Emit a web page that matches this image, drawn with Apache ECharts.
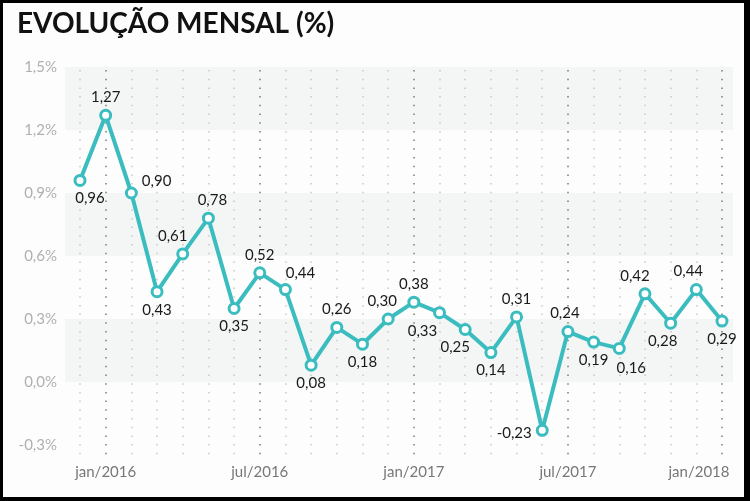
<!DOCTYPE html>
<html>
<head>
<meta charset="utf-8">
<script src="https://cdn.jsdelivr.net/npm/echarts@6/dist/echarts.min.js"></script>
<style>
html,body{margin:0;padding:0;background:#000;width:750px;height:501px;overflow:hidden;}
#c{position:absolute;left:3px;top:3px;width:741px;height:494px;}
</style>
</head>
<body>
<div id="c"></div>
<script>
// ---- data ----
const categories = ['dez/2015','jan/2016','fev/2016','mar/2016','abr/2016','mai/2016','jun/2016','jul/2016','ago/2016','set/2016','out/2016','nov/2016','dez/2016','jan/2017','fev/2017','mar/2017','abr/2017','mai/2017','jun/2017','jul/2017','ago/2017','set/2017','out/2017','nov/2017','dez/2017','jan/2018'];
const values = [0.96,1.27,0.90,0.43,0.61,0.78,0.35,0.52,0.44,0.08,0.26,0.18,0.30,0.38,0.33,0.25,0.14,0.31,-0.23,0.24,0.19,0.16,0.42,0.28,0.44,0.29];
const yTicks = [-0.3, 0.0, 0.3, 0.6, 0.9, 1.2, 1.5];
const titleText = 'EVOLUÇÃO MENSAL (%)';

// ---- label placement (style) ----
const labelStyle = {
  0:{position:'bottom',offset:[10,0]},
  1:{position:'top'},
  2:{position:'right',offset:[0,-12]},
  3:{position:'bottom'},
  4:{position:'top',offset:[-10,0]},
  5:{position:'top',offset:[4,0]},
  6:{position:'bottom'},
  7:{position:'top'},
  8:{position:'top',offset:[15,2]},
  9:{position:'bottom'},
  10:{position:'top'},
  11:{position:'bottom'},
  12:{position:'top',offset:[-6,0]},
  13:{position:'top'},
  14:{position:'bottom',offset:[-17,0]},
  15:{position:'bottom',offset:[-10,0]},
  16:{position:'bottom'},
  17:{position:'top'},
  18:{position:'left',offset:[0,3]},
  19:{position:'top',offset:[-3,0]},
  20:{position:'bottom'},
  21:{position:'bottom',offset:[12,2]},
  22:{position:'top',offset:[-10,0]},
  23:{position:'bottom',offset:[-8,0]},
  24:{position:'top',offset:[-8,0]},
  25:{position:'bottom'}
};

const fmt = v => v.toFixed(2).replace('.', ',');
const yMin = yTicks[0], yMax = yTicks[yTicks.length-1];
const pxPerUnit = 63/0.3;
const seriesData = values.map((v,i)=>({value:v,label:Object.assign({},labelStyle[i])}));
const majorIdx = new Set(categories.map((c,i)=>(c.startsWith('jan')||c.startsWith('jul'))?i:-1).filter(i=>i>=0));
const lastIdx = categories.length-1;

const chart = echarts.init(document.getElementById('c'));
chart.setOption({
  backgroundColor:'#fdfdfd',
  animation:false,
  title:{text:titleText,left:14,top:7,padding:0,textStyle:{fontFamily:'Lato',fontWeight:'bold',fontSize:28,color:'#111'}},
  grid:[
    {left:62,top:64,width:668,height:378,outerBoundsMode:'none',containLabel:false},
    {left:77,top:67,width:642,height:387,outerBoundsMode:'none',containLabel:false}
  ],
  xAxis:[
    {gridIndex:0,type:'value',show:false,min:0,max:1},
    {gridIndex:1,type:'category',data:categories,boundaryGap:false,
      axisLine:{show:false},axisTick:{show:false},
      axisLabel:{interval:(i)=>majorIdx.has(i),margin:8,color:'#777',fontFamily:'Lato',fontSize:15,
        formatter:(v,i)=> i===lastIdx ? '{last|'+v+'}' : v,
        rich:{last:{color:'#777',fontFamily:'Lato',fontSize:15,padding:[0,46,0,0]}}},
      splitLine:{show:true,interval:0,lineStyle:{color:['#c8c8c8','#7a7a7a','#c8c8c8','#c8c8c8','#c8c8c8','#c8c8c8'],width:1.5,type:[1.5,7.2]}}
    }
  ],
  yAxis:[
    {gridIndex:0,type:'value',min:yMin,max:yMax,interval:0.3,
      axisLine:{show:false},axisTick:{show:false},splitLine:{show:false},
      axisLabel:{margin:8,color:'#b0b0b0',fontFamily:'Lato',fontSize:15,formatter:v=>v.toFixed(1).replace('.',',')+'%'},
      splitArea:{show:true,areaStyle:{color:['rgba(0,0,0,0)','#f4f6f6']}}
    },
    {gridIndex:1,type:'value',show:false,min:yMin-12/pxPerUnit,max:yMax-3/pxPerUnit,splitLine:{show:false}}
  ],
  series:[{
    type:'line',xAxisIndex:1,yAxisIndex:1,data:seriesData,
    lineStyle:{color:'#3bbdc0',width:4},
    symbol:'circle',symbolSize:10,
    itemStyle:{color:'#fff',borderColor:'#3bbdc0',borderWidth:3},
    label:{show:true,distance:4,color:'#1a1a1a',fontFamily:'Lato',fontSize:15,formatter:p=>fmt(p.value)},
    z:5
  }]
});
</script>
</body>
</html>
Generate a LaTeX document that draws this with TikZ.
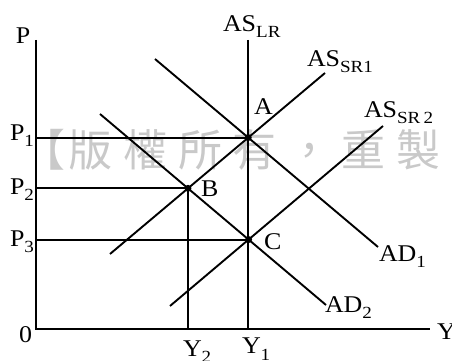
\documentclass[tikz,border=0pt]{standalone}
\usepackage{graphicx}
\usepackage{fontspec}
\setmainfont{Liberation Serif}
\newfontfamily\cjk{Noto Sans CJK TC}
\newcommand\lowsub[1]{\raisebox{-6pt}{\fontsize{17pt}{17pt}\selectfont\scalebox{1.12}[1]{#1}}}
\newcommand\hsc[1]{\scalebox{1.08}[1]{#1}}
\newcommand\wmch[1]{\makebox[54.6pt]{#1}}
\begin{document}
\begin{tikzpicture}[x=1pt,y=1pt,line width=2pt,
  lbl/.style={inner sep=0pt,anchor=base west,font=\fontsize{24pt}{24pt}\selectfont},
  dot/.style={circle,fill,inner sep=0pt,minimum size=7pt},
  curve/.style={line width=1.9pt}]
\useasboundingbox (0,0) rectangle (452,361);
\clip (0,0) rectangle (452,361);
% watermark
\node[anchor=west,inner sep=0pt,text=black!21,font=\cjk\fontsize{44pt}{44pt}\selectfont] (wm) at (8.1,211)
  {\makebox[54.6pt][l]{\hspace*{12pt}【}\wmch{版}\wmch{權}\wmch{所}\wmch{有}\wmch{，}\wmch{重}\wmch{製}\wmch{必}\wmch{究}\wmch{】}};
% coordinates
\coordinate (O) at (36,32);
\coordinate (Ptop) at (36,321);
\coordinate (Yend) at (430,32);
\coordinate (AD1a) at (155,302);
\coordinate (AD1b) at (378,114);
\coordinate (AD2a) at (100,247);
\coordinate (AD2b) at (326,56);
\coordinate (SR1a) at (110,107);
\coordinate (SR1b) at (325,288);
\coordinate (SR2a) at (170,55);
\coordinate (SR2b) at (383,235);
\coordinate (A) at (intersection of AD1a--AD1b and SR1a--SR1b);
\coordinate (B) at (intersection of AD2a--AD2b and SR1a--SR1b);
\coordinate (C) at (intersection of AD2a--AD2b and SR2a--SR2b);
% axes
\draw[line join=miter] (Ptop) -- (O) -- (Yend);
% curves
\draw[curve] (AD1a) -- (AD1b);
\draw[curve] (AD2a) -- (AD2b);
\draw[curve] (SR1a) -- (SR1b);
\draw[curve] (SR2a) -- (SR2b);
\draw[curve] (A |- Ptop) -- (A |- O);
% reference lines
\draw[curve] (O |- A) -- (A);
\draw[curve] (O |- B) -- (B);
\draw[curve] (B) -- (B |- O);
\draw[curve] (O |- C) -- (C);
% dots
\node[dot] (dA) at (A) {};
\node[dot] (dB) at (B) {};
\node[dot] (dC) at (C) {};
% labels
\node[lbl] (lP) at (15,317) {\hsc{P}};
\node[lbl] (l0) at (18,18) {\hsc{0}};
\node[lbl] (lY) at (436,21) {\hsc{Y}};
\node[lbl] (lP1) at (9,220) {\hsc{P}\lowsub{1}};
\node[lbl] (lP2) at (9,166) {\hsc{P}\lowsub{2}};
\node[lbl] (lP3) at (9,114) {\hsc{P}\lowsub{3}};
\node[lbl] (lY2) at (182,5) {\hsc{Y}\lowsub{2}};
\node[lbl] (lY1) at (241,7) {\hsc{Y}\lowsub{1}};
\node[lbl] (lA) at (253,246) {\hsc{A}};
\node[lbl] (lB) at (200,164) {\hsc{B}};
\node[lbl] (lC) at (263,111) {\hsc{C}};
\node[lbl] (lLR) at (222,329) {\hsc{AS}\lowsub{LR}};
\node[lbl] (lSR1) at (306,294) {\hsc{AS}\lowsub{SR1}};
\node[lbl] (lSR2) at (363,243) {\hsc{AS}\lowsub{SR\,2}};
\node[lbl] (lAD1) at (378,99) {\hsc{AD}\lowsub{1}};
\node[lbl] (lAD2) at (324,48) {\hsc{AD}\lowsub{2}};
\end{tikzpicture}
\end{document}
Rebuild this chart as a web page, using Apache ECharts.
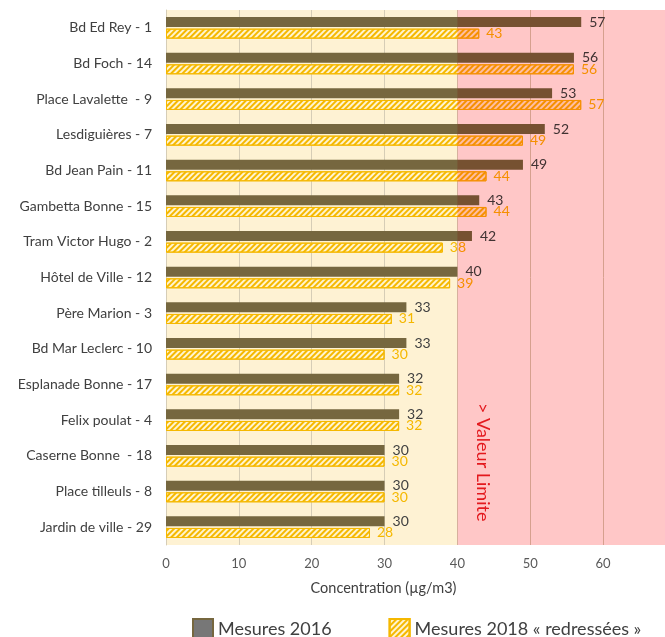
<!DOCTYPE html>
<html>
<head>
<meta charset="utf-8">
<script src="https://cdn.jsdelivr.net/npm/echarts@6/dist/echarts.min.js"></script>
<style>
  html, body { margin: 0; padding: 0; background: #ffffff; }
  #chart { width: 665px; height: 637px; }
</style>
</head>
<body>
<div id="chart"></div>
<script>
// Stations, listed top to bottom
const stations = [
  'Bd Ed Rey - 1',
  'Bd Foch - 14',
  'Place Lavalette  - 9',
  'Lesdiguières - 7',
  'Bd Jean Pain - 11',
  'Gambetta Bonne - 15',
  'Tram Victor Hugo - 2',
  'Hôtel de Ville - 12',
  'Père Marion - 3',
  'Bd Mar Leclerc - 10',
  'Esplanade Bonne - 17',
  'Felix poulat - 4',
  'Caserne Bonne  - 18',
  'Place tilleuls - 8',
  'Jardin de ville - 29'
];

// NO2 concentrations (µg/m3)
const values2016 = [57, 56, 53, 52, 49, 43, 42, 40, 33, 33, 32, 32, 30, 30, 30];
const values2018 = [43, 56, 57, 49, 44, 44, 38, 39, 31, 30, 32, 32, 30, 30, 28];

// Annual limit value and axis range
const limitValue = 40;
const axisMin = 0;
const axisMax = 68.5;
const axisStep = 10;

const seriesNames = ['Mesures 2016', 'Mesures 2018 « redressées »'];
const axisTitle = 'Concentration (µg/m3)';
const limitText = '> Valeur Limite';

const FONT = 'Lato, "Open Sans", sans-serif';

// Shaded zone across the full plot height between two x values
function zoneRenderer(fill) {
  return function (params, api) {
    const cs = params.coordSys;
    const x0 = api.coord([api.value(0), 0])[0];
    const x1 = api.coord([api.value(1), 0])[0];
    return {
      type: 'rect',
      silent: true,
      shape: { x: x0, y: cs.y, width: x1 - x0, height: cs.height },
      style: { fill: fill }
    };
  };
}

const chart = echarts.init(document.getElementById('chart'), null, { renderer: 'canvas' });

chart.setOption({
  backgroundColor: '#ffffff',
  animation: false,
  textStyle: { fontFamily: FONT },
  grid: {
    left: 166,
    right: 0,
    top: 10,
    bottom: 92,
    containLabel: false,
    outerBoundsMode: 'none'
  },
  legend: {
    left: 187,
    top: 613,
    icon: 'rect',
    itemWidth: 20,
    itemHeight: 20,
    itemGap: 57,
    selectedMode: false,
    textStyle: { fontSize: 18, color: '#404040', fontFamily: FONT },
    data: [
      { name: seriesNames[0], itemStyle: { color: '#777777', borderColor: '#76673F', borderWidth: 2 } },
      { name: seriesNames[1] }
    ]
  },
  xAxis: {
    type: 'value',
    min: axisMin,
    max: axisMax,
    interval: axisStep,
    z: 1,
    axisLine: { show: false },
    axisTick: { show: false },
    splitLine: { show: true, lineStyle: { color: '#D6CDB6', width: 1 } },
    axisLabel: {
      showMaxLabel: false,
      color: '#595959',
      fontSize: 13,
      fontFamily: FONT,
      margin: 12
    },
    name: axisTitle,
    nameLocation: 'middle',
    nameGap: 36,
    nameTextStyle: { color: '#404040', fontSize: 14.5, fontFamily: FONT, padding: [0, 64, 0, 0] }
  },
  yAxis: {
    type: 'category',
    data: stations,
    inverse: true,
    z: 1,
    axisLine: { show: true, lineStyle: { color: '#D6CDB6', width: 1 } },
    axisTick: { show: false },
    splitLine: { show: false },
    axisLabel: { color: '#404040', fontSize: 14, fontFamily: FONT, margin: 14 }
  },
  series: [
    {
      name: 'zone-below-limit',
      type: 'custom',
      z: 0,
      silent: true,
      encode: { x: [0, 1] },
      data: [[axisMin, limitValue]],
      renderItem: zoneRenderer('#FEF2D3')
    },
    {
      name: seriesNames[0],
      type: 'bar',
      z: 2,
      barWidth: 10,
      barGap: '16%',
      data: values2016,
      itemStyle: { color: '#76673F' },
      label: {
        show: true,
        position: 'right',
        distance: 8,
        color: '#404040',
        fontSize: 14,
        fontFamily: FONT
      }
    },
    {
      name: seriesNames[1],
      type: 'bar',
      z: 2,
      barWidth: 10,
      data: values2018,
      itemStyle: {
        color: '#FFF4CF',
        borderColor: '#F5B800',
        borderWidth: 1,
        decal: {
          symbol: 'rect',
          symbolSize: 1,
          color: '#F5B800',
          dashArrayX: [1, 0],
          dashArrayY: [2, 2],
          rotation: -Math.PI / 4
        }
      },
      label: {
        show: true,
        position: 'right',
        distance: 7,
        color: '#F5B800',
        fontSize: 14,
        fontFamily: FONT
      }
    },
    {
      // Tinted exceedance zone, multiplied over the bars beneath it
      name: 'zone-above-limit',
      type: 'custom',
      z: 5,
      silent: true,
      blendMode: 'multiply',
      encode: { x: [0, 1] },
      data: [[limitValue, axisMax]],
      renderItem: zoneRenderer('#FFC7C7')
    }
  ]
});

// Vertical annotation inside the exceedance zone
const limitX = chart.convertToPixel({ xAxisIndex: 0 }, limitValue);
chart.setOption({
  graphic: [{
    type: 'text',
    z: 100,
    x: limitX + 25,
    y: 403,
    rotation: -Math.PI / 2,
    style: {
      text: limitText,
      fill: '#E3191E',
      fontSize: 18,
      fontFamily: FONT,
      textAlign: 'left',
      textVerticalAlign: 'middle'
    }
  }]
});
</script>
</body>
</html>
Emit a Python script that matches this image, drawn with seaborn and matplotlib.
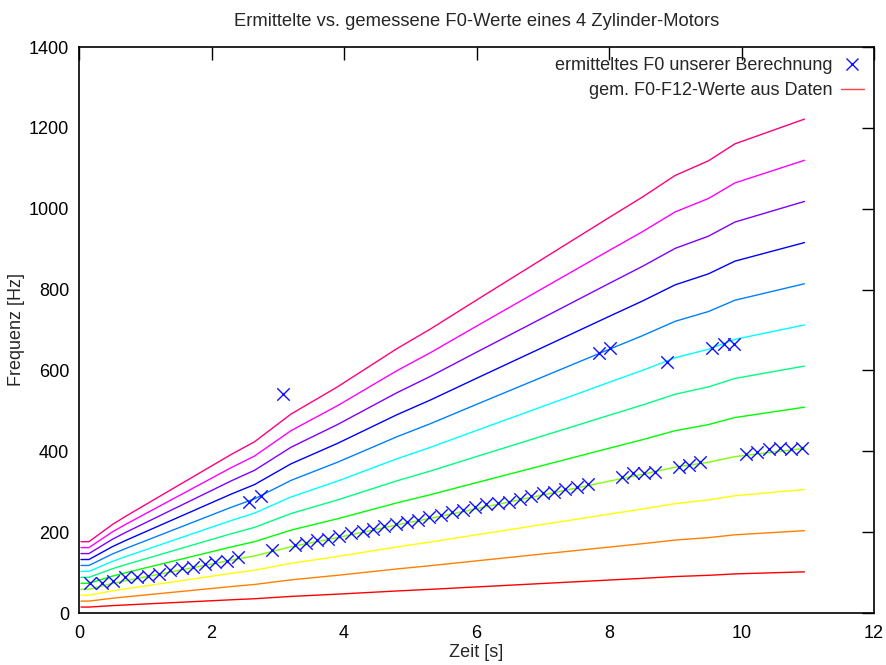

What to work on
Return each full line of the entries that contains the word "Apache".

Written solution
Emit a web page that matches this image, drawn with Apache ECharts.
Rebuild this chart as a web page, using Apache ECharts.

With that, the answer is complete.